Une particularité du processus de résolution consiste en ce que le sujet naturel ou artificiel résolvant le problème doit adapter son mode intérieur de représentation à celui du problème. Newell et Simon (1972) ont étudié dans quelle mesure le domaine dans lequel des problèmes se posent détermine des traits indépendants du sujet. En ce sens, l'intelligence naturelle et l'artificielle se trouvent à égalité. L'homme cherche aussi à se soumettre aux traits objectifs imposés par le domaine ou le milieu dans la formulation d'un problème.
Kant distingue entre l'intellect et la raison. La raison trace les règles de conduite de l'intellect. L'intelligence artificielle possède bien l'intellect mais elle est dépourvue de raison, c'est à dire qu'elle n'est pas capable de tracer ses propres lignes de conduite.

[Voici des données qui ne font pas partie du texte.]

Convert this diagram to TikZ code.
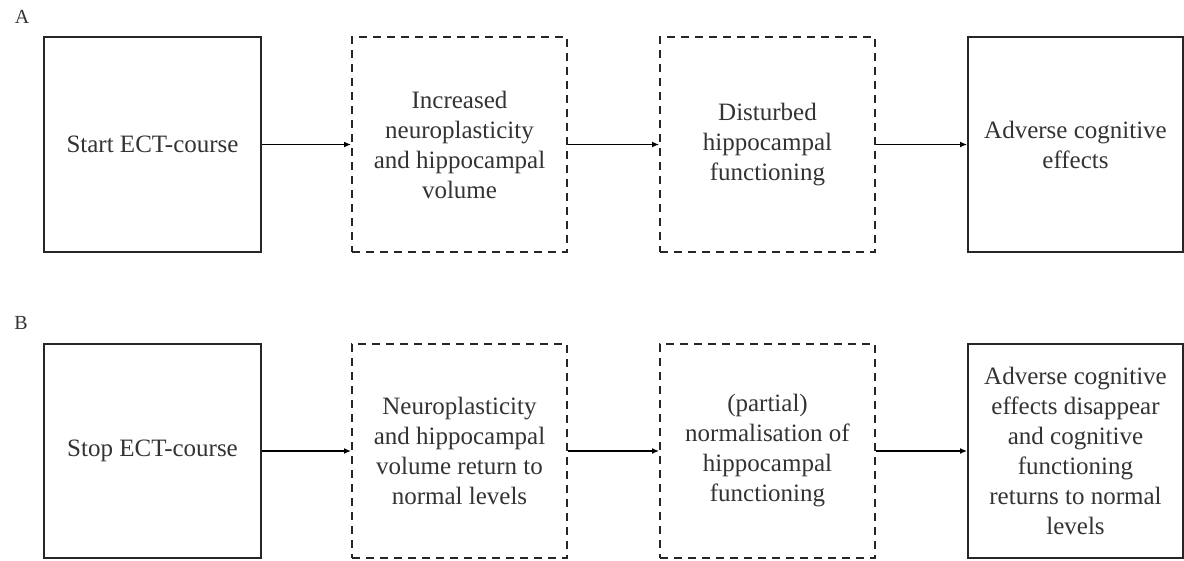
\documentclass[tikz,border=0pt]{standalone}
\usepackage{fontspec}
\setmainfont{Liberation Serif}
\usetikzlibrary{arrows.meta}
\begin{document}
\begin{tikzpicture}[x=1pt,y=-1pt,
  box/.style={draw=black!85, line width=2pt, minimum width=215pt, minimum height=214pt,
    align=center, inner sep=0pt, font=\fontsize{25}{30}\selectfont, text=black!80},
  dbox/.style={box, dash pattern=on 8pt off 6pt},
  conn/.style={draw=black, line width=1.3pt, -{Latex[length=7pt,width=6pt]}},
  lab/.style={font=\fontsize{20}{22}\selectfont, text=black!80}]
\useasboundingbox (0,0) rectangle (1184,560);
\node[lab] (la) at (22,17) {A};
\node[lab] (lb) at (21,323) {B};
% Row A
\node[box, minimum width=217pt, minimum height=215pt] (a1) at (152.5,144.5) {Start ECT-course};
\node[dbox, minimum height=215pt] (a2) at (459.5,144.5) {Increased\\neuroplasticity\\and hippocampal\\volume};
\node[dbox, minimum height=215pt] (a3) at (767.5,144.5) {Disturbed\\hippocampal\\functioning};
\node[box, minimum height=215pt] (a4) at (1075.5,144.5) {Adverse cognitive\\effects};
% Row B
\node[box, minimum width=217pt] (b1) at (152.5,451) {Stop ECT-course};
\node[dbox] (b2) at (459.5,451) {Neuroplasticity\\and hippocampal\\volume return to\\normal levels};
\node[dbox] (b3) at (767.5,451) {(partial)\\normalisation of\\hippocampal\\functioning};
\node[box] (b4) at (1075.5,451) {Adverse cognitive\\effects disappear\\and cognitive\\functioning\\returns to normal\\levels};
% Connectors
\draw[conn] (a1.east) -- (a2.west);
\draw[conn] (a2.east) -- (a3.west);
\draw[conn] (a3.east) -- (a4.west);
\draw[conn] (b1.east) -- (b2.west);
\draw[conn] (b2.east) -- (b3.west);
\draw[conn] (b3.east) -- (b4.west);
\end{tikzpicture}
\end{document}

Disposant aujourd'hui de deux types de sujets, le sujet informatique et le sujet humain, lesquels ne peuvent fonctionner qu'en étroite collaboration, il faut tenir compte aussi de cette interaction. Du reste, cette collaboration est importante également pour ce qui s'appelle la théorie de la représentation des connaissances, théorie propre à l'intelligence artificielle, mais élaborée par l'esprit humain. Nous voici donc revenus à l'esprit humain et aux esprits humains de la société qui ont créé la science, la technologie, la culture, les arts. L'esprit humain fonctionne de manière à chercher la vérité, de manière à créer. C'est encore lui, l'esprit humain, qui décide des actions à accomplir en société, qui tend vers une vie spirituelle et cherche la sagesse pour l'inscrire dans l'existence. Ce sont autant d'aspects dont nous ne pensons pas qu'ils puissent être expliqués par les théories structurales, informatiques ou biologiques. Seules peuvent le faire les théories du type structural-phénoménologique.